EASTER SUNDAY, 1934 – As officers Edward (E.B.) Wheeler and Holloway Murphy cruised down Highway 114, they noticed a vehicle pulled off to the side of a dirt road. Assuming the occupants were stranded and in need of assistance, the two curious policemen parked their motorcycles and began walking towards the vehicle – unaware of the tragic fate that lay ahead of them. Within seconds, Wheeler and Murphy were blindsided by shotgun bullets and fell to the ground, killing E.B. and wounding Holloway. The shooters exited their vehicle, approached the helpless man, and, without a second thought, mercilessly shot him again at point-blank range. The car’s occupants – notorious lovers-turned-serial killers Bonnie and Clyde and their gang member associate Henry Methvin – had just claimed the lives of the eleventh and twelfth victims in yet another senseless murder to evade being brought to justice.
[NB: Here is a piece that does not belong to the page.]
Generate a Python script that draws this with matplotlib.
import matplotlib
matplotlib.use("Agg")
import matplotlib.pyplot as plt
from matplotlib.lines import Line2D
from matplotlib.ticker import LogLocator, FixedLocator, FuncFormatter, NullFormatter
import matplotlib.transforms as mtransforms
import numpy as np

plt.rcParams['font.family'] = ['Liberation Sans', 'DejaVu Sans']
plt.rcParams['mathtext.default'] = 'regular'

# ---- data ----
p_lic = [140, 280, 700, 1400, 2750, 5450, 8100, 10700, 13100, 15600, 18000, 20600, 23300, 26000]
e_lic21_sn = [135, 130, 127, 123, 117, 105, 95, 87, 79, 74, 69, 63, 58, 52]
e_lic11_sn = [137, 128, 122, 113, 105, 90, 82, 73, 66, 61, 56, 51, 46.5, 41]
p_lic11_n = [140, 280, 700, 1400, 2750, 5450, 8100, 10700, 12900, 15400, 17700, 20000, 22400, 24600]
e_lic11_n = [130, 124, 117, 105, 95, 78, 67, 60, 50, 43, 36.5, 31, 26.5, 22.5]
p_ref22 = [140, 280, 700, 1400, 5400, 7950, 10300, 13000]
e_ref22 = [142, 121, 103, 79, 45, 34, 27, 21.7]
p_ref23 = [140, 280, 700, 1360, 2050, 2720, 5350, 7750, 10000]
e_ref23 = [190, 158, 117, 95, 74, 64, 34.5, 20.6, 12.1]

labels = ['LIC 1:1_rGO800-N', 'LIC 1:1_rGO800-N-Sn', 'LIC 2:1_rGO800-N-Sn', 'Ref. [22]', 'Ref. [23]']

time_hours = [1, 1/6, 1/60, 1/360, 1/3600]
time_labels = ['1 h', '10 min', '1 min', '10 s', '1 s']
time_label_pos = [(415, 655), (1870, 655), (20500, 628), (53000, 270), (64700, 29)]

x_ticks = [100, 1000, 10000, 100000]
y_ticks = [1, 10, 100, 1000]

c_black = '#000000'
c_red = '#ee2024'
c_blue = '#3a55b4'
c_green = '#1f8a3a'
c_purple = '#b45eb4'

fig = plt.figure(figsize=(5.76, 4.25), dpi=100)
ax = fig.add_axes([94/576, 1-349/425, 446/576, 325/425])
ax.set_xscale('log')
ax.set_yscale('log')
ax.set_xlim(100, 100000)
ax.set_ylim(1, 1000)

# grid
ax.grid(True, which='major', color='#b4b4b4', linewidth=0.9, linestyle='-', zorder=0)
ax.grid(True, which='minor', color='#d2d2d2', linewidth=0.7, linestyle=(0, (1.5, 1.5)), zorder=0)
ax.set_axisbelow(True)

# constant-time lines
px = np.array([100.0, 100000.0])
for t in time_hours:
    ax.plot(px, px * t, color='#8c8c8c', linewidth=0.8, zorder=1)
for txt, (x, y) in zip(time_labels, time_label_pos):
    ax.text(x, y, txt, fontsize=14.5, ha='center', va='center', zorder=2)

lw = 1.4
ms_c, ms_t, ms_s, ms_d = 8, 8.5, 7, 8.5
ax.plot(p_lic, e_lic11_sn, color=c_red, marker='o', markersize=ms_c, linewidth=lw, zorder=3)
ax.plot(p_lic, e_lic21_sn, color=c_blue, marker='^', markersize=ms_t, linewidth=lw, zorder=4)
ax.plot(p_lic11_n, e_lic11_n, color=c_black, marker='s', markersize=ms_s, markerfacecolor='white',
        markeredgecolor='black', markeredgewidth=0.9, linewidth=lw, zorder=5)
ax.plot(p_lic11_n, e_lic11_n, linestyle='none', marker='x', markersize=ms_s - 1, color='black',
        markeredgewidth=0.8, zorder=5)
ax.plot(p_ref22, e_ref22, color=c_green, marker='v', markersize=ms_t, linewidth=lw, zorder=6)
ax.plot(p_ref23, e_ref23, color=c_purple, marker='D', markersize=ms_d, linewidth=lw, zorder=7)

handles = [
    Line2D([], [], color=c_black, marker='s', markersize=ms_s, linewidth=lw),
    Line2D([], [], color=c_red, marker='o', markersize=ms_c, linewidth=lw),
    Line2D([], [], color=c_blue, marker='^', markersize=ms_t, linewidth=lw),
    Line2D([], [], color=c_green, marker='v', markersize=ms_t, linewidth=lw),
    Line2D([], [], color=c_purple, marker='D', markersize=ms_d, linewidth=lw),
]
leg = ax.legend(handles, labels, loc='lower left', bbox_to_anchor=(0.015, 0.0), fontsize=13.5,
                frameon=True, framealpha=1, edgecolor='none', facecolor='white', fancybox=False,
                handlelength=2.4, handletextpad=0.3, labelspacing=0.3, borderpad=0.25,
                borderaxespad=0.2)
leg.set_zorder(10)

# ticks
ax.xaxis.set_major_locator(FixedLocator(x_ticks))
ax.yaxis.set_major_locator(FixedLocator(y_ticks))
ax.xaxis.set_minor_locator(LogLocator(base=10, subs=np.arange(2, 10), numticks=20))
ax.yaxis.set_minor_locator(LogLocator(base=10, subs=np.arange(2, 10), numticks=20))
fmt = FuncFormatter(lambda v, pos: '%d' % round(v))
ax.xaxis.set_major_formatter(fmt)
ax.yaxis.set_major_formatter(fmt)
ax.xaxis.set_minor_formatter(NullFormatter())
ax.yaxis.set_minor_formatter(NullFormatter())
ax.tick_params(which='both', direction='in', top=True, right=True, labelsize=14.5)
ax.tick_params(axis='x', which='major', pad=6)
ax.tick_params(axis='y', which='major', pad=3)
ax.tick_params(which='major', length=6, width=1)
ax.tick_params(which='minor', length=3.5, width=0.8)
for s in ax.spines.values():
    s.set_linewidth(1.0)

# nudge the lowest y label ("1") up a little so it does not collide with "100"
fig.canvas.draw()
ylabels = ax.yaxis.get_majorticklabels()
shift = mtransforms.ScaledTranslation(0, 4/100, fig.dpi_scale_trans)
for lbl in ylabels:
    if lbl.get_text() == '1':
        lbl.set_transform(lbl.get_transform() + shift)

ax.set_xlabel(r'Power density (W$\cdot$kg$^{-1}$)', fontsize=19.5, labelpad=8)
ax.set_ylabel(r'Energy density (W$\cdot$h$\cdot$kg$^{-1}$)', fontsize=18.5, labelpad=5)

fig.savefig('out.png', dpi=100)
It is strange to imagine the wrath of Bonnie and Clyde bellowing right through a neighboring community as close as Grapevine. But it’s not the only Texas city that experienced it. Bonnie and Clyde are actually Texas natives. They were both born and raised in extreme poverty in Dallas. It is likely that the poor economy and limited opportunities that stemmed from the Great Depression fueled their criminal careers. At the time they met, Bonnie, 19, was married to a convicted murderer, and Clyde, 21, was unmarried. They started dating in 1930 and thus began their intensely passionate love and loyalty for each other. Shortly after, Clyde was sentenced to 20 months in the Eastham Prison Farm in Texas for car theft. Bonnie went as far as to stay at the facility while awaiting his release. She even smuggled in a gun, which Clyde used to escape, but he was later recaptured and served the remainder of his sentence. He was released on parole in 1932, but his experience in prison did not deter him from returning to the life of crime. In fact, the prison’s poor living conditions and inhumane treatment played a very large factor in Clyde’s criminal motive. He vowed to get enough money, weapons, and ammunition to carry out revenge on the prison guards – and he would stop at nothing to make it happen.
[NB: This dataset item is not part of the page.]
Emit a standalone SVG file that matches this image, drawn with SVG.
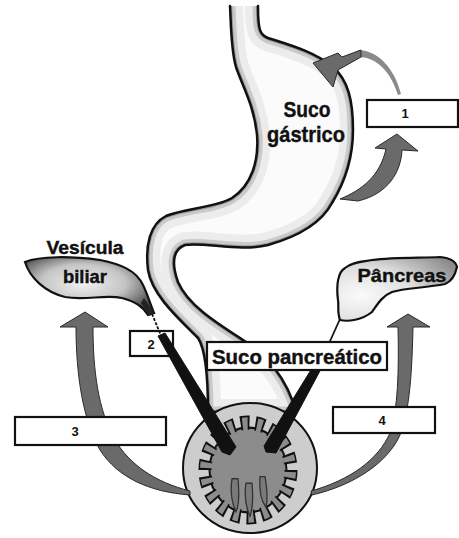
<svg xmlns="http://www.w3.org/2000/svg" width="459" height="538" viewBox="0 0 459 538">
  <style>
    .outline { fill: none; stroke: #111; stroke-width: 2.5; stroke-linejoin: round; stroke-linecap: round; }
    .organ-label { font-family: "Liberation Sans Narrow", "Liberation Sans", Arial, sans-serif; font-weight: bold; fill: #111; stroke: #111; stroke-width: 0.4; }
    .box { fill: #fff; stroke: #111; stroke-width: 2.2; }
    .num { font-family: "Liberation Sans", Arial, sans-serif; font-weight: bold; font-size: 13px; fill: #111; text-anchor: middle; }
    .flow { fill: #6a6a6a; stroke: #2a2a2a; stroke-width: 1; stroke-linejoin: round; }
    .duct { fill: #111; stroke: #111; stroke-width: 1; stroke-linejoin: round; }
  </style>
  <defs>
    <path id="gut" d="M230,6 C231,25 231,50 236,67 C242,85 254,105 257,135 C259,160 252,185 232,198 C215,208 185,208 166,216 C150,224 145,245 148,270 C152,295 178,318 198,338 C206,350 208,380 208,412 L296,412 C288,380 265,352 243,340 C215,322 188,305 178,282 C172,265 172,250 185,245 C205,242 240,252 268,245 C300,236 322,222 332,203 C345,182 353,160 353,130 C353,100 348,80 333,67 C315,52 290,45 268,38 C260,35 258,30 258,6"/>
    <clipPath id="gutClip"><use href="#gut"/></clipPath>
    <radialGradient id="bileFill" cx="0.45" cy="0.45" r="0.6">
      <stop offset="0" stop-color="#f2f2f2"/>
      <stop offset="0.55" stop-color="#c4c4c4"/>
      <stop offset="1" stop-color="#4a4a4a"/>
    </radialGradient>
    <radialGradient id="pancFill" cx="0.2" cy="0.6" r="0.9">
      <stop offset="0" stop-color="#fafafa"/>
      <stop offset="0.5" stop-color="#dedede"/>
      <stop offset="1" stop-color="#8a8a8a"/>
    </radialGradient>
  </defs>

  <rect width="459" height="538" fill="#fff"/>

  <!-- stomach and duodenal tube -->
  <g id="stomach">
    <use href="#gut" fill="#fbfbfb"/>
    <g clip-path="url(#gutClip)" fill="none">
      <use href="#gut" stroke="#ececec" stroke-width="26"/>
      <use href="#gut" stroke="#cacaca" stroke-width="11"/>
      <use href="#gut" stroke="#9a9a9a" stroke-width="4.5"/>
    </g>
    <use href="#gut" class="outline"/>
    <text class="organ-label" x="307" y="117" font-size="22" text-anchor="middle" textLength="47" lengthAdjust="spacingAndGlyphs">Suco</text>
    <text class="organ-label" x="306" y="142" font-size="22" text-anchor="middle" textLength="78" lengthAdjust="spacingAndGlyphs">gástrico</text>
  </g>

  <!-- gallbladder -->
  <g id="gallbladder">
    <path d="M25,262 C40,256 70,256 100,260 C120,264 136,270 143,285 C147,293 150,303 154,313 L148,315 C142,306 136,302 122,298 C105,294 85,301 65,297 C45,292 30,278 25,262 Z" fill="url(#bileFill)" stroke="#111" stroke-width="2.2"/>
    <path d="M144,298 L154,313 L149,316 L141,303 Z" fill="#222"/>
    <text class="organ-label" x="85" y="254" font-size="18" text-anchor="middle" textLength="77" lengthAdjust="spacingAndGlyphs">Vesícula</text>
    <text class="organ-label" x="85" y="283" font-size="18" text-anchor="middle" textLength="44" lengthAdjust="spacingAndGlyphs">biliar</text>
  </g>

  <!-- pancreas -->
  <g id="pancreas">
    <path d="M338,300 C336,285 338,272 345,268 C352,262 362,262 372,260 C395,257 420,258 440,257 C450,258 456,262 457,267 C455,276 450,282 445,284 C425,288 405,288 392,292 C382,296 377,305 372,312 C362,320 348,322 340,320 C337,312 339,306 338,300 Z" fill="url(#pancFill)" stroke="#111" stroke-width="2.2"/>
    <text class="organ-label" x="402" y="282" font-size="19" text-anchor="middle" textLength="89" lengthAdjust="spacingAndGlyphs">Pâncreas</text>
  </g>

  <!-- intestine cross-section with villous lining -->
  <g id="intestine">
    <ellipse cx="250" cy="468" rx="67" ry="65" fill="#cdcdcd" stroke="#111" stroke-width="2"/>
    <g transform="translate(248,470) scale(1,1.1)">
      <!-- body of the lining, then teeth: black dash as outline, grey dash as fill (dash units in degrees) -->
      <circle r="38.5" fill="#8c8c8c" stroke="#111" stroke-width="2"/>
      <circle r="43" pathLength="360" fill="none" stroke="#111" stroke-width="13" stroke-dasharray="12 8"/>
      <circle r="42" pathLength="360" fill="none" stroke="#8c8c8c" stroke-width="12" stroke-dasharray="7 13" stroke-dashoffset="-2.5"/>
      <g fill="#7a7a7a" stroke="#333" stroke-width="1.3">
        <path d="M-16,8 C-18,20 -16,30 -12,38 C-9,32 -9,18 -10,8 Z"/>
        <path d="M-2,12 C-4,24 -2,34 2,42 C5,34 5,22 4,12 Z"/>
        <path d="M12,6 C11,18 13,28 18,34 C20,26 19,16 17,6 Z"/>
      </g>
    </g>
  </g>

  <!-- label boxes -->
  <g id="box-1">
    <rect class="box" x="367" y="100" width="91" height="27"/>
    <text class="num" x="405" y="118">1</text>
  </g>
  <g id="box-2">
    <rect class="box" x="130" y="331" width="43" height="25"/>
    <text class="num" x="151" y="349">2</text>
  </g>

  <!-- connectors: secretion flows and ducts -->
  <g id="connectors">
    <!-- gastric juice into the stomach -->
    <path d="M358,50 C376,50 394,66 401,94 L398,95 C390,70 376,57 358,57 Z" fill="#8a8a8a"/>
    <path class="flow" d="M361,50 L342,57 L338,53 L313,63 L333,87 L338,70 L361,57 Z" fill="#555"/>
    <!-- flow 1 -->
    <path class="flow" d="M375,148 L397,134 L418,151 L402,150 C401,172 388,194 358,201 L340,199 C362,190 380,176 386,149 Z"/>
    <!-- flow 3 -->
    <path class="flow" d="M60,327 L85,312 L108,327 L93,327 C93,370 98,410 115,440 C130,465 155,482 190,491 L190,495 C150,492 118,478 100,450 C83,420 76,375 76,327 Z"/>
    <!-- flow 4 -->
    <path class="flow" d="M387,327 L408,314 L430,327 L413,327 C412,370 410,410 400,435 C388,462 355,485 312,495 L311,491 C350,480 378,460 390,433 C398,410 399,370 398,327 Z"/>
    <!-- bile duct -->
    <path d="M152,314 L162,338" stroke="#111" stroke-width="1.8" stroke-dasharray="3 1.5" fill="none"/>
    <path class="duct" d="M158,336 L165,333 L236,447 L230,455 L222,452 Z"/>
    <!-- pancreatic duct -->
    <path d="M340,319 L326,350" stroke="#111" stroke-width="1.8" fill="none"/>
    <path class="duct" d="M322,352 L329,354 L276,453 L266,452 L264,446 Z"/>
  </g>

  <g id="box-3">
    <rect class="box" x="15" y="417" width="151" height="28"/>
    <text class="num" x="75" y="436">3</text>
  </g>
  <g id="box-4">
    <rect class="box" x="333" y="407" width="102" height="26"/>
    <text class="num" x="382" y="425">4</text>
  </g>
  <g id="box-suco-pancreatico">
    <rect class="box" x="207" y="342" width="180" height="28"/>
    <text class="organ-label" x="297" y="364" font-size="20" text-anchor="middle" textLength="170" lengthAdjust="spacingAndGlyphs">Suco pancreático</text>
  </g>
</svg>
By 1933, their posse, the Borrow Gang, consisted of Bonnie Parker, Clyde Barrow, Buck Barrow, Blanche Barrow, W.D. Jones, Henry Methvin, Raymond Hamilton, and Ralph Fults. Over the course of its 21-month-long crime spree, the Barrow Gang committed 13 murders and several robberies and burglaries. Contrary to popular belief that their specialty was robbing banks, the Barrow Gang typically targeted smaller, more vulnerable stores and gas stations.
Clyde eventually returned to the Eastham Prison Farm with Bonnie to get his revenge. He and Bonnie helped fellow gang member Raymond Hamilton break out of the facility, showering the guards with bullets from their machine guns, ultimately killing one of the guards.
Five months later, Bonnie and Clyde were killed by a six-man team led by Texas Ranger Frank Hamer. They were ambushed in a stolen vehicle while driving on Louisiana State Highway 154.